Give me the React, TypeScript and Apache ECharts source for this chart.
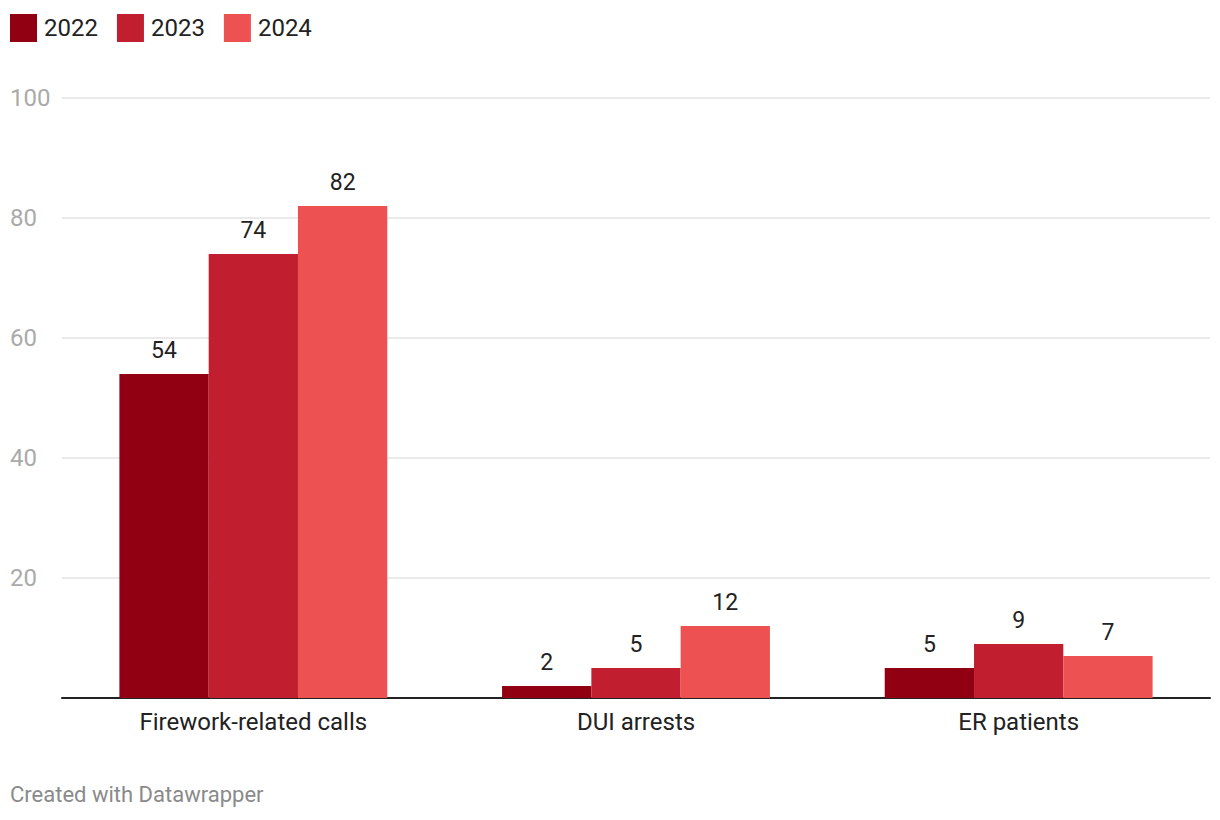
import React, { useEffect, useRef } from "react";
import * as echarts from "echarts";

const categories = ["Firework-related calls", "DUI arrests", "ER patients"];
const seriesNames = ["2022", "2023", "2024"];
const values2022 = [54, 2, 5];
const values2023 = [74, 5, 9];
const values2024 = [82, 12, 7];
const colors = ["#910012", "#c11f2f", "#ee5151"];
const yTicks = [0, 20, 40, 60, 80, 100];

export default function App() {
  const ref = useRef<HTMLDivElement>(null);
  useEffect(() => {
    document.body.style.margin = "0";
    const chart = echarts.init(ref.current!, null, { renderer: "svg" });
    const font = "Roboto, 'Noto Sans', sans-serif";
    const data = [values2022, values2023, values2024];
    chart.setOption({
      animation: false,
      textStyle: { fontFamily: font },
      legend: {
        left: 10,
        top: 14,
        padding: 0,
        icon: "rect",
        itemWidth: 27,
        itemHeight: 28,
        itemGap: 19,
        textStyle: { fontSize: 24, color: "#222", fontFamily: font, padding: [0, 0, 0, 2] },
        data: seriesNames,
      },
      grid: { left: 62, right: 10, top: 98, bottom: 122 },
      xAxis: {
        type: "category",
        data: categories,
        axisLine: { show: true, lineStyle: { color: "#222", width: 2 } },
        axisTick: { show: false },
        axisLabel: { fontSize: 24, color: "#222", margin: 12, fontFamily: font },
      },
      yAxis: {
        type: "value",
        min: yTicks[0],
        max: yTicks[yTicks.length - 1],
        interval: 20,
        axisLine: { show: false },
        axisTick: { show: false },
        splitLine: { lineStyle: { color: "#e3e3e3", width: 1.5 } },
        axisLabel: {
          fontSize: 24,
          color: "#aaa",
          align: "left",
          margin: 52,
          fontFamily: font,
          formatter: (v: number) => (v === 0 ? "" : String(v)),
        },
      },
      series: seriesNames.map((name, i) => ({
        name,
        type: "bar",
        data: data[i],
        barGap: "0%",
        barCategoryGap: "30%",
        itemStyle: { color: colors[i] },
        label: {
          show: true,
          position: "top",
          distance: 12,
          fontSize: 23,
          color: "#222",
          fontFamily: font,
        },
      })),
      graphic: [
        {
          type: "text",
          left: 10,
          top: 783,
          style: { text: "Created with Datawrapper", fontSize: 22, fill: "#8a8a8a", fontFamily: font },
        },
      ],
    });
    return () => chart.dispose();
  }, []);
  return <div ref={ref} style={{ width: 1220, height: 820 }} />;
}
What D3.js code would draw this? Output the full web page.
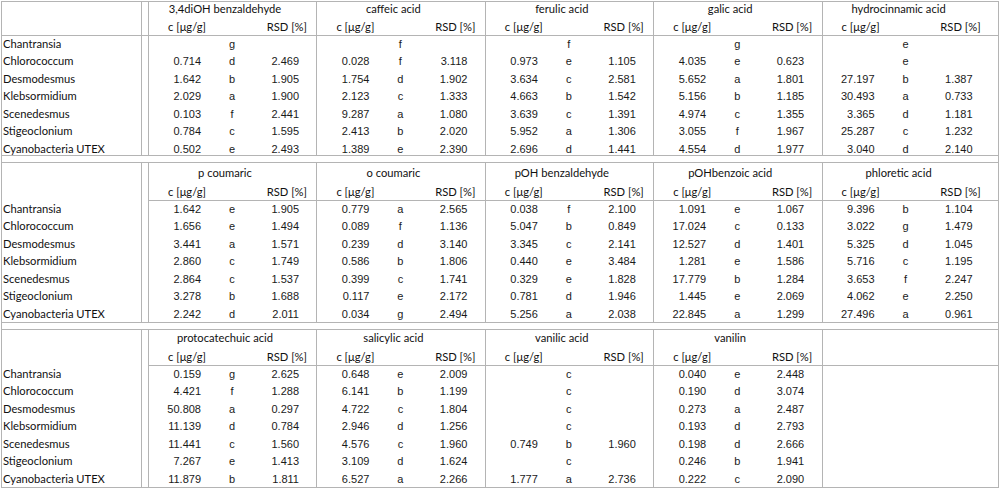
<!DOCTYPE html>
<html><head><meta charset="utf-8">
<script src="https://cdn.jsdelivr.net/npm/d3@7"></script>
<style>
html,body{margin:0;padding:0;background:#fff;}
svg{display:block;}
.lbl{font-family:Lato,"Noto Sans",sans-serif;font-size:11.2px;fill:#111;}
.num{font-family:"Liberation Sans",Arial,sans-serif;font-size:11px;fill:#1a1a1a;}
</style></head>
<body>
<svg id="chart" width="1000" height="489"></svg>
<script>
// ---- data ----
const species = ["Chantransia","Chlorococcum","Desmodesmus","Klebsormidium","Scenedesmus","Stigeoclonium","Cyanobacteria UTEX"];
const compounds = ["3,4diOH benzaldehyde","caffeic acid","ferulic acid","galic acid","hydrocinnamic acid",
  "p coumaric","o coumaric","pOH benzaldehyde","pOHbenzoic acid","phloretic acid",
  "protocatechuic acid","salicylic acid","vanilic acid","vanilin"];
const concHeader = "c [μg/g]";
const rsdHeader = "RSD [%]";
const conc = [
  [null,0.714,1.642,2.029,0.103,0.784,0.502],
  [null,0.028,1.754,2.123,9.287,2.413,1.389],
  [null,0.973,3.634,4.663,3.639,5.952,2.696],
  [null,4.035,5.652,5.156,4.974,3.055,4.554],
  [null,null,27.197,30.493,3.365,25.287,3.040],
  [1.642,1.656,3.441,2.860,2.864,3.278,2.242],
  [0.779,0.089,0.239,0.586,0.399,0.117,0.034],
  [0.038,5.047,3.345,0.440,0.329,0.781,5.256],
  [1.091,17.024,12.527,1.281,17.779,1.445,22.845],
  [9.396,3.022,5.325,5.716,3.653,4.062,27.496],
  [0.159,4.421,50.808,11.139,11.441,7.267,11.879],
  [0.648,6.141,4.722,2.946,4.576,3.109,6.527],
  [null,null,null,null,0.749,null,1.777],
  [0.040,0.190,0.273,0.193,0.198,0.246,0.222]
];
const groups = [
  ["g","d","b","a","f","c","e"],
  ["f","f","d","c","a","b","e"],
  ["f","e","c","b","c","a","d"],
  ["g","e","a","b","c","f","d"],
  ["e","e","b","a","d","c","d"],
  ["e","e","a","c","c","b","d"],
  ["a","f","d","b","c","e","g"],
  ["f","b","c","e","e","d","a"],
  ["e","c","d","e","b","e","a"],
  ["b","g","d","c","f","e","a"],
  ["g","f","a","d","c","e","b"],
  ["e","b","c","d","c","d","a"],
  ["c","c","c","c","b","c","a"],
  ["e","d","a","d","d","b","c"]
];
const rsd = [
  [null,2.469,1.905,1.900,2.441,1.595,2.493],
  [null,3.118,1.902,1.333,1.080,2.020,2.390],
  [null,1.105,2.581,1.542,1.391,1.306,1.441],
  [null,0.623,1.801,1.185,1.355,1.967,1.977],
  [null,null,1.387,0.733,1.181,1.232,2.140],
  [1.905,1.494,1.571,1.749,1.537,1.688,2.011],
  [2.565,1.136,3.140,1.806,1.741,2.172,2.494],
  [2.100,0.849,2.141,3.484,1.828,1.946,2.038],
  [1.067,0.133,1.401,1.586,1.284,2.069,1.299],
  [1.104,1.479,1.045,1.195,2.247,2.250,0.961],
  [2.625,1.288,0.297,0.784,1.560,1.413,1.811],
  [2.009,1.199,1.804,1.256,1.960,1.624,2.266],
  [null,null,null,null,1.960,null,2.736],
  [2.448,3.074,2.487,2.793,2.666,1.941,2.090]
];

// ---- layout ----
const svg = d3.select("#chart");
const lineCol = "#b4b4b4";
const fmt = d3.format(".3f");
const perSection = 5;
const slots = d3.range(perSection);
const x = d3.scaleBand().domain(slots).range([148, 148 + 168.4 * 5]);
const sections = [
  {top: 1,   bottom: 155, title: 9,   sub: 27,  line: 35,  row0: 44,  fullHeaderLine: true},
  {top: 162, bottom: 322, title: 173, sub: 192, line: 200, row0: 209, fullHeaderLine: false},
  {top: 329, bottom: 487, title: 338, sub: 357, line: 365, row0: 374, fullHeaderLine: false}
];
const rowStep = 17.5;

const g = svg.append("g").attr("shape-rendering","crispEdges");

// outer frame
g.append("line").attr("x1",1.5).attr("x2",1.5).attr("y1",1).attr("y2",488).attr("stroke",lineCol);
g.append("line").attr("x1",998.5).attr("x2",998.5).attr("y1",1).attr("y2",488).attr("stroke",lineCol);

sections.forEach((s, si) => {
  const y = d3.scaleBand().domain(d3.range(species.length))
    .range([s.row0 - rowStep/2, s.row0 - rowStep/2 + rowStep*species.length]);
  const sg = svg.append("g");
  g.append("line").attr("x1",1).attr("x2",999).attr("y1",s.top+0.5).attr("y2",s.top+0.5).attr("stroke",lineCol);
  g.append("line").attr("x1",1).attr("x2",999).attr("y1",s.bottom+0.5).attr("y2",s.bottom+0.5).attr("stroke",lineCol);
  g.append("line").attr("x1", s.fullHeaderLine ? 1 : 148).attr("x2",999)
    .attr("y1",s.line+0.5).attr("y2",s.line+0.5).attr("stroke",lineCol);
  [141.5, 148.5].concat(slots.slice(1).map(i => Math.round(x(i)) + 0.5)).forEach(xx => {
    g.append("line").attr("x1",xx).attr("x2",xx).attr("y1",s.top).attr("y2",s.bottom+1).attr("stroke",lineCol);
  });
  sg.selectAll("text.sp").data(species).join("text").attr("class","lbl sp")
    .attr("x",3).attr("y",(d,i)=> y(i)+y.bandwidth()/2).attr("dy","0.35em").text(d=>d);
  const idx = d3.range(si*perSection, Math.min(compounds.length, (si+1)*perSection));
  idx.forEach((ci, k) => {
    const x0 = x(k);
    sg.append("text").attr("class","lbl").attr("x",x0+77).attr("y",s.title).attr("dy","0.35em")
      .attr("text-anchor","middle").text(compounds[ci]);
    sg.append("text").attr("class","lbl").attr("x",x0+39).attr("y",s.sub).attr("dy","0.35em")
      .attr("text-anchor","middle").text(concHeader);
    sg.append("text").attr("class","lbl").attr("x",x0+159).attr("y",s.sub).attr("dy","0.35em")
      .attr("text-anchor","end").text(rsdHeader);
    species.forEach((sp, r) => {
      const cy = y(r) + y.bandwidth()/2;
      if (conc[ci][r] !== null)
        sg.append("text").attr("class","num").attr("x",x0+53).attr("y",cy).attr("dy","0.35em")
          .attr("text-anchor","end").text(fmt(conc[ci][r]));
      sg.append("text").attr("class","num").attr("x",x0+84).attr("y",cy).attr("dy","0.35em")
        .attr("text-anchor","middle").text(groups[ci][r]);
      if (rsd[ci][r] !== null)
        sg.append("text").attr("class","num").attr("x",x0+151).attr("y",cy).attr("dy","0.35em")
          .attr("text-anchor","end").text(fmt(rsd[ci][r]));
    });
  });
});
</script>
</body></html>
----
● **GIVEN PROBLEM**: From the data above, copy each line that has the string "React".

● **WORKED SOLUTION**:
Give me the React, TypeScript and Apache ECharts source for this chart.
import React, { useEffect, useRef } from "react";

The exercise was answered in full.